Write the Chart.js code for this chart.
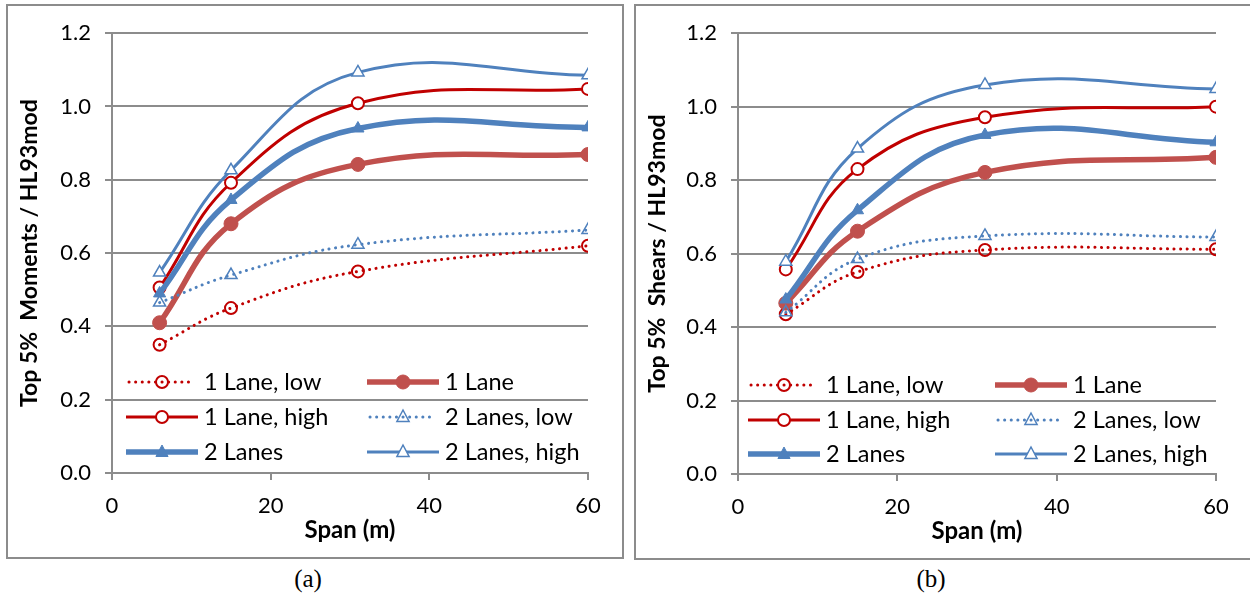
<!DOCTYPE html>
<html>
<head>
<meta charset="utf-8">
<script src="https://cdn.jsdelivr.net/npm/chart.js@4.4.1/dist/chart.umd.min.js"></script>
<style>
  body { margin: 0; background: #fff; width: 1250px; height: 605px; position: relative; overflow: hidden; font-family: Lato, sans-serif; }
  .panel { position: absolute; border: 2px solid #8c8c8c; box-sizing: content-box; }
  .panel canvas { display: block; }
  .cap { position: absolute; font-family: "Liberation Serif", serif; font-size: 25px; transform: translateX(-50%); }
  .lg { position: absolute; font-size: 23.5px; line-height: 26px; white-space: nowrap; color: #000; }
  .sw { position: absolute; }
</style>
</head>
<body>
<div class="panel" id="p1" style="left:6px; top:4px; width:614px; height:551px;"><canvas id="momentsChart"></canvas></div>
<div class="panel" id="p2" style="left:634px; top:4px; width:620px; height:552px;"><canvas id="shearsChart"></canvas></div>
<div class="cap" style="left:308px; top:565px;">(a)</div>
<div class="cap" style="left:931px; top:565px;">(b)</div>
<script>
// spans (m)
const spans = [6, 15, 31, 60];
const xTicks = [0, 20, 40, 60];
const yTicks = [0, 0.2, 0.4, 0.6, 0.8, 1.0, 1.2];

const seriesNames = ["1 Lane, low", "1 Lane", "1 Lane, high", "2 Lanes, low", "2 Lanes", "2 Lanes, high"];

// (a) moments
const momLow1 = [0.35, 0.45, 0.55, 0.62];
const mom1 = [0.41, 0.68, 0.842, 0.869];
const momHigh1 = [0.506, 0.792, 1.009, 1.048];
const momLow2 = [0.465, 0.54, 0.623, 0.663];
const mom2 = [0.49, 0.745, 0.94, 0.943];
const momHigh2 = [0.547, 0.826, 1.093, 1.085];

// (b) shears
const shrLow1 = [0.435, 0.55, 0.61, 0.612];
const shr1 = [0.465, 0.661, 0.821, 0.862];
const shrHigh1 = [0.557, 0.83, 0.971, 1.0];
const shrLow2 = [0.44, 0.585, 0.648, 0.645];
const shr2 = [0.475, 0.718, 0.923, 0.903];
const shrHigh2 = [0.578, 0.886, 1.059, 1.048];

const darkRed = "#C00000";
const red = "#C0504D";
const blue = "#4F81BD";
const gridGray = "#8c8c8c";

// line / marker look for each series, in legend order
const looks = [
  { color: darkRed, width: 3, dotted: true, marker: "circle", fill: "rgba(0,0,0,0)", r: 6, bw: 2 },
  { color: red, width: 5.5, dotted: false, marker: "circle", fill: red, r: 7, bw: 1 },
  { color: darkRed, width: 3, dotted: false, marker: "circle", fill: "#fff", r: 6, bw: 2 },
  { color: blue, width: 3, dotted: true, marker: "triangle", fill: "rgba(0,0,0,0)", r: 7, bw: 1.5 },
  { color: blue, width: 5.5, dotted: false, marker: "triangle", fill: blue, r: 7, bw: 1 },
  { color: blue, width: 3, dotted: false, marker: "triangle", fill: "#fff", r: 7, bw: 1.5 },
];

function makeDatasets(seriesList) {
  return seriesList.map((vals, i) => {
    const lk = looks[i];
    return {
      label: seriesNames[i],
      data: spans.map((s, j) => ({ x: s, y: vals[j] })),
      borderColor: lk.color,
      borderWidth: lk.width,
      borderDash: lk.dotted ? [0.1, 6.5] : [],
      borderCapStyle: lk.dotted ? "round" : "butt",
      tension: 0.42,
      fill: false,
      pointStyle: lk.marker,
      pointRadius: lk.r,
      pointBackgroundColor: lk.fill,
      pointBorderColor: lk.color,
      pointBorderWidth: lk.bw,
      order: 6 - i,
    };
  });
}

function makeChart(canvas, seriesList, yTitle, yWidth, padRight) {
  return new Chart(canvas, {
    type: "line",
    data: { datasets: makeDatasets(seriesList) },
    options: {
      animation: false,
      responsive: true,
      maintainAspectRatio: false,
      layout: { padding: { top: 27, right: padRight, bottom: 0, left: 0 } },
      plugins: { legend: { display: false }, tooltip: { enabled: false } },
      scales: {
        x: {
          type: "linear",
          min: 0,
          max: 60,
          afterBuildTicks: (scale) => { scale.ticks = xTicks.map((v) => ({ value: v })); },
          afterFit: (scale) => { scale.height = 84; },
          grid: { drawOnChartArea: false, color: gridGray, lineWidth: 2, tickLength: 7 },
          border: { color: gridGray, width: 2 },
          ticks: { color: "#000", padding: 13, font: { family: "Lato", size: 22 } },
          title: { display: true, text: "Span (m)", color: "#000", padding: { top: 0, bottom: 12 }, font: { family: "Lato", size: 24, weight: "bold" } },
        },
        y: {
          min: 0,
          max: 1.2,
          afterBuildTicks: (scale) => { scale.ticks = yTicks.map((v) => ({ value: v })); },
          afterFit: (scale) => { scale.width = yWidth; },
          grid: { color: gridGray, lineWidth: 2, tickLength: 7 },
          border: { color: gridGray, width: 2 },
          ticks: { color: "#000", padding: 14, font: { family: "Lato", size: 22 }, callback: (v) => Number(v).toFixed(1) },
          title: { display: true, text: yTitle, color: "#000", padding: { top: 8, bottom: 0 }, font: { family: "Lato", size: 23, weight: "bold" } },
        },
      },
    },
  });
}

makeChart(document.getElementById("momentsChart"), [momLow1, mom1, momHigh1, momLow2, mom2, momHigh2], "Top 5%  Moments / HL93mod", 104, 34);
makeChart(document.getElementById("shearsChart"), [shrLow1, shr1, shrHigh1, shrLow2, shr2, shrHigh2], "Top 5%  Shears / HL93mod", 102, 40);

// legends drawn as html, two columns, row-wise in series order
function swatch(lk) {
  const ns = "http://www.w3.org/2000/svg";
  const svg = document.createElementNS(ns, "svg");
  svg.setAttribute("width", "72");
  svg.setAttribute("height", "24");
  const ln = document.createElementNS(ns, "line");
  ln.setAttribute("x1", lk.dotted ? 3 : 0);
  ln.setAttribute("x2", lk.dotted ? 69 : 72);
  ln.setAttribute("y1", 12);
  ln.setAttribute("y2", 12);
  ln.setAttribute("stroke", lk.color);
  ln.setAttribute("stroke-width", lk.width);
  if (lk.dotted) {
    ln.setAttribute("stroke-dasharray", "0.1 6.5");
    ln.setAttribute("stroke-linecap", "round");
  }
  svg.appendChild(ln);
  let mk;
  if (lk.marker === "circle") {
    mk = document.createElementNS(ns, "circle");
    mk.setAttribute("cx", 36);
    mk.setAttribute("cy", 12);
    mk.setAttribute("r", lk.r);
  } else {
    mk = document.createElementNS(ns, "polygon");
    const r = lk.r;
    mk.setAttribute("points", `36,${12 - r} ${36 + r * 0.87},${12 + r * 0.5 + 1} ${36 - r * 0.87},${12 + r * 0.5 + 1}`);
  }
  mk.setAttribute("fill", lk.fill === "rgba(0,0,0,0)" ? "none" : lk.fill);
  mk.setAttribute("stroke", lk.color);
  mk.setAttribute("stroke-width", lk.bw);
  svg.appendChild(mk);
  return svg;
}

function addLegend(cols, rows, textGap) {
  seriesNames.forEach((name, i) => {
    const col = cols[i % 2];
    const rowY = rows[Math.floor(i / 2)];
    const sw = document.createElement("div");
    sw.className = "sw";
    sw.style.left = col + "px";
    sw.style.top = rowY - 12 + "px";
    sw.appendChild(swatch(looks[i]));
    document.body.appendChild(sw);
    const t = document.createElement("div");
    t.className = "lg";
    t.style.left = col + textGap + "px";
    t.style.top = rowY - 14 + "px";
    t.textContent = name;
    document.body.appendChild(t);
  });
}

addLegend([126, 367], [382, 417, 452], 78);
addLegend([748, 995], [385, 420, 454], 78);
</script>
</body>
</html>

---

Brief: Would you set down the listing exactly, omitting pictures?

Written answer:
Write the Chart.js code for this chart.
<!DOCTYPE html>
<html>
<head>
<meta charset="utf-8">
<script src="https://cdn.jsdelivr.net/npm/chart.js@4.4.1/dist/chart.umd.min.js"></script>
<style>
  body { margin: 0; background: #fff; width: 1250px; height: 605px; position: relative; overflow: hidden; font-family: Lato, sans-serif; }
  .panel { position: absolute; border: 2px solid #8c8c8c; box-sizing: content-box; }
  .panel canvas { display: block; }
  .cap { position: absolute; font-family: "Liberation Serif", serif; font-size: 25px; transform: translateX(-50%); }
  .lg { position: absolute; font-size: 23.5px; line-height: 26px; white-space: nowrap; color: #000; }
  .sw { position: absolute; }
</style>
</head>
<body>
<div class="panel" id="p1" style="left:6px; top:4px; width:614px; height:551px;"><canvas id="momentsChart"></canvas></div>
<div class="panel" id="p2" style="left:634px; top:4px; width:620px; height:552px;"><canvas id="shearsChart"></canvas></div>
<div class="cap" style="left:308px; top:565px;">(a)</div>
<div class="cap" style="left:931px; top:565px;">(b)</div>
<script>
// spans (m)
const spans = [6, 15, 31, 60];
const xTicks = [0, 20, 40, 60];
const yTicks = [0, 0.2, 0.4, 0.6, 0.8, 1.0, 1.2];

const seriesNames = ["1 Lane, low", "1 Lane", "1 Lane, high", "2 Lanes, low", "2 Lanes", "2 Lanes, high"];

// (a) moments
const momLow1 = [0.35, 0.45, 0.55, 0.62];
const mom1 = [0.41, 0.68, 0.842, 0.869];
const momHigh1 = [0.506, 0.792, 1.009, 1.048];
const momLow2 = [0.465, 0.54, 0.623, 0.663];
const mom2 = [0.49, 0.745, 0.94, 0.943];
const momHigh2 = [0.547, 0.826, 1.093, 1.085];

// (b) shears
const shrLow1 = [0.435, 0.55, 0.61, 0.612];
const shr1 = [0.465, 0.661, 0.821, 0.862];
const shrHigh1 = [0.557, 0.83, 0.971, 1.0];
const shrLow2 = [0.44, 0.585, 0.648, 0.645];
const shr2 = [0.475, 0.718, 0.923, 0.903];
const shrHigh2 = [0.578, 0.886, 1.059, 1.048];

const darkRed = "#C00000";
const red = "#C0504D";
const blue = "#4F81BD";
const gridGray = "#8c8c8c";

// line / marker look for each series, in legend order
const looks = [
  { color: darkRed, width: 3, dotted: true, marker: "circle", fill: "rgba(0,0,0,0)", r: 6, bw: 2 },
  { color: red, width: 5.5, dotted: false, marker: "circle", fill: red, r: 7, bw: 1 },
  { color: darkRed, width: 3, dotted: false, marker: "circle", fill: "#fff", r: 6, bw: 2 },
  { color: blue, width: 3, dotted: true, marker: "triangle", fill: "rgba(0,0,0,0)", r: 7, bw: 1.5 },
  { color: blue, width: 5.5, dotted: false, marker: "triangle", fill: blue, r: 7, bw: 1 },
  { color: blue, width: 3, dotted: false, marker: "triangle", fill: "#fff", r: 7, bw: 1.5 },
];

function makeDatasets(seriesList) {
  return seriesList.map((vals, i) => {
    const lk = looks[i];
    return {
      label: seriesNames[i],
      data: spans.map((s, j) => ({ x: s, y: vals[j] })),
      borderColor: lk.color,
      borderWidth: lk.width,
      borderDash: lk.dotted ? [0.1, 6.5] : [],
      borderCapStyle: lk.dotted ? "round" : "butt",
      tension: 0.42,
      fill: false,
      pointStyle: lk.marker,
      pointRadius: lk.r,
      pointBackgroundColor: lk.fill,
      pointBorderColor: lk.color,
      pointBorderWidth: lk.bw,
      order: 6 - i,
    };
  });
}

function makeChart(canvas, seriesList, yTitle, yWidth, padRight) {
  return new Chart(canvas, {
    type: "line",
    data: { datasets: makeDatasets(seriesList) },
    options: {
      animation: false,
      responsive: true,
      maintainAspectRatio: false,
      layout: { padding: { top: 27, right: padRight, bottom: 0, left: 0 } },
      plugins: { legend: { display: false }, tooltip: { enabled: false } },
      scales: {
        x: {
          type: "linear",
          min: 0,
          max: 60,
          afterBuildTicks: (scale) => { scale.ticks = xTicks.map((v) => ({ value: v })); },
          afterFit: (scale) => { scale.height = 84; },
          grid: { drawOnChartArea: false, color: gridGray, lineWidth: 2, tickLength: 7 },
          border: { color: gridGray, width: 2 },
          ticks: { color: "#000", padding: 13, font: { family: "Lato", size: 22 } },
          title: { display: true, text: "Span (m)", color: "#000", padding: { top: 0, bottom: 12 }, font: { family: "Lato", size: 24, weight: "bold" } },
        },
        y: {
          min: 0,
          max: 1.2,
          afterBuildTicks: (scale) => { scale.ticks = yTicks.map((v) => ({ value: v })); },
          afterFit: (scale) => { scale.width = yWidth; },
          grid: { color: gridGray, lineWidth: 2, tickLength: 7 },
          border: { color: gridGray, width: 2 },
          ticks: { color: "#000", padding: 14, font: { family: "Lato", size: 22 }, callback: (v) => Number(v).toFixed(1) },
          title: { display: true, text: yTitle, color: "#000", padding: { top: 8, bottom: 0 }, font: { family: "Lato", size: 23, weight: "bold" } },
        },
      },
    },
  });
}

makeChart(document.getElementById("momentsChart"), [momLow1, mom1, momHigh1, momLow2, mom2, momHigh2], "Top 5%  Moments / HL93mod", 104, 34);
makeChart(document.getElementById("shearsChart"), [shrLow1, shr1, shrHigh1, shrLow2, shr2, shrHigh2], "Top 5%  Shears / HL93mod", 102, 40);

// legends drawn as html, two columns, row-wise in series order
function swatch(lk) {
  const ns = "http://www.w3.org/2000/svg";
  const svg = document.createElementNS(ns, "svg");
  svg.setAttribute("width", "72");
  svg.setAttribute("height", "24");
  const ln = document.createElementNS(ns, "line");
  ln.setAttribute("x1", lk.dotted ? 3 : 0);
  ln.setAttribute("x2", lk.dotted ? 69 : 72);
  ln.setAttribute("y1", 12);
  ln.setAttribute("y2", 12);
  ln.setAttribute("stroke", lk.color);
  ln.setAttribute("stroke-width", lk.width);
  if (lk.dotted) {
    ln.setAttribute("stroke-dasharray", "0.1 6.5");
    ln.setAttribute("stroke-linecap", "round");
  }
  svg.appendChild(ln);
  let mk;
  if (lk.marker === "circle") {
    mk = document.createElementNS(ns, "circle");
    mk.setAttribute("cx", 36);
    mk.setAttribute("cy", 12);
    mk.setAttribute("r", lk.r);
  } else {
    mk = document.createElementNS(ns, "polygon");
    const r = lk.r;
    mk.setAttribute("points", `36,${12 - r} ${36 + r * 0.87},${12 + r * 0.5 + 1} ${36 - r * 0.87},${12 + r * 0.5 + 1}`);
  }
  mk.setAttribute("fill", lk.fill === "rgba(0,0,0,0)" ? "none" : lk.fill);
  mk.setAttribute("stroke", lk.color);
  mk.setAttribute("stroke-width", lk.bw);
  svg.appendChild(mk);
  return svg;
}

function addLegend(cols, rows, textGap) {
  seriesNames.forEach((name, i) => {
    const col = cols[i % 2];
    const rowY = rows[Math.floor(i / 2)];
    const sw = document.createElement("div");
    sw.className = "sw";
    sw.style.left = col + "px";
    sw.style.top = rowY - 12 + "px";
    sw.appendChild(swatch(looks[i]));
    document.body.appendChild(sw);
    const t = document.createElement("div");
    t.className = "lg";
    t.style.left = col + textGap + "px";
    t.style.top = rowY - 14 + "px";
    t.textContent = name;
    document.body.appendChild(t);
  });
}

addLegend([126, 367], [382, 417, 452], 78);
addLegend([748, 995], [385, 420, 454], 78);
</script>
</body>
</html>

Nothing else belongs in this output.